Not in Baltimore. I’ve seen many movies with Alex long before I met him—I knew the laugh before the man. Never inappropriate, and I’d say the same for Kate Ewald, another distinctive cinema laugher; they’re a bit of a duo in my mind, and they were both singing last Thursday! I got to the House screening before the crush and claimed my favorite spot—third or fourth row in front on the left aisle—when I saw former Orpheum Theater manager George Figgs in his favorite spot, just to the right in the third row. I moved over several seats to talk with him about the Orpheum, Obayashi, and the pristine reel of Koyaanisqatsi that revival programmer John Standiford was playing as pre-show material. The crush came, and I got locked into the middle, right next to George, watching House on a 35mm print from the 1980s with a brimming and feverish crowd.

House disappointed me in 2011 because I’d been looking forward to it for two or three years. Brian Weitz from Animal Collective, along with his bandmates, were major proponents of the film, which was unavailable in any decent form when Weitz started wearing that iconic orange t-shirt of the screaming cat. Obayashi’s movie is a great example of separating art and its audience.
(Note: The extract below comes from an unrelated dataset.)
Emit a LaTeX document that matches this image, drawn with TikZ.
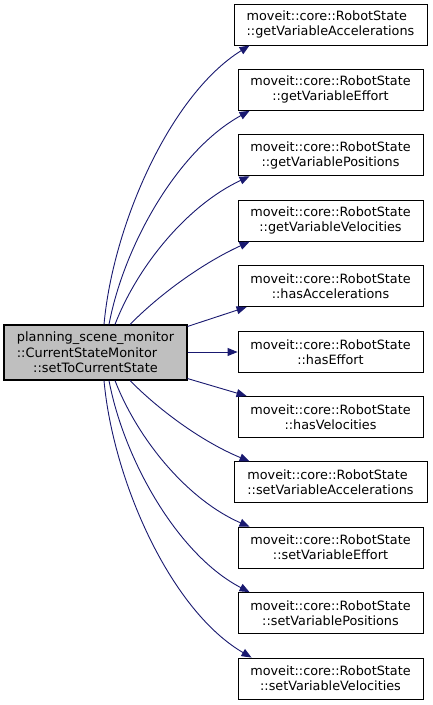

House isn’t its audience or their behavior, and their antics and ejaculations must never obscure what’s really there. House is an astonishing film, total cinema, and I sat there sun-kissed for all of its 88 minutes. Whispers of “pure cinema” were all George and I could muster when it was over. A great movie leaves you laughably inarticulate.

In the last five years, I can only think of one revival at the Charles that had an awful crowd: Jeanne Dielman last spring. Might’ve been my fault: I told Standiford that 2023 was the only year he’d ever get any kind of crowd for Chantal Akerman’s 1975 domestic epic, just then voted “the greatest film of all time” by Sight & Sound. I’m sure hundreds of people were there that had never heard of Akerman, slow cinema, or the avant-garde beyond Robert Altman or David Lynch—that’s great, and one of the benefits of lists and awards, people listen. But as I predicted in 2022, the crowd that came that night started resenting Delphine Seyrig as Jeanne Dielman for “making them” sit in a movie “this boring” for so long. The crowd turned on Dielman, laughing at her numerous small fuck-ups and behaving like boors, more like the johns she sees every afternoon than the typically respectful crowds at the Charles.

That was an anomaly. On Monday, I went out into the snow to see one of those relatively niche restorations that Alex wrote about: Emilio Fernández’s 1951 noir melodrama Victims of Sin. I was probably going to go as a matter of course, but Lee Gardner’s note about Fernández sealed the deal: this is the bad guy from The Wild Bunch and Bring Me the Head of Alfredo Garcia! Of course that was him as the villain in his own film, one I’d never heard of before the trailer started playing at the Charles a few weeks ago. I’d read a few books on Sam Peckinpah and it clicked that this guy was a renowned director in Mexico—and a murderer, a rapist, a criminal of all kinds…

And who cares? Fernández’s personal behavior doesn’t diminish his work as a director or actor, and just as with Obayashi and House, one must always remember that meta-narratives and fanbases are marginal next to the work itself and one’s own feelings toward it.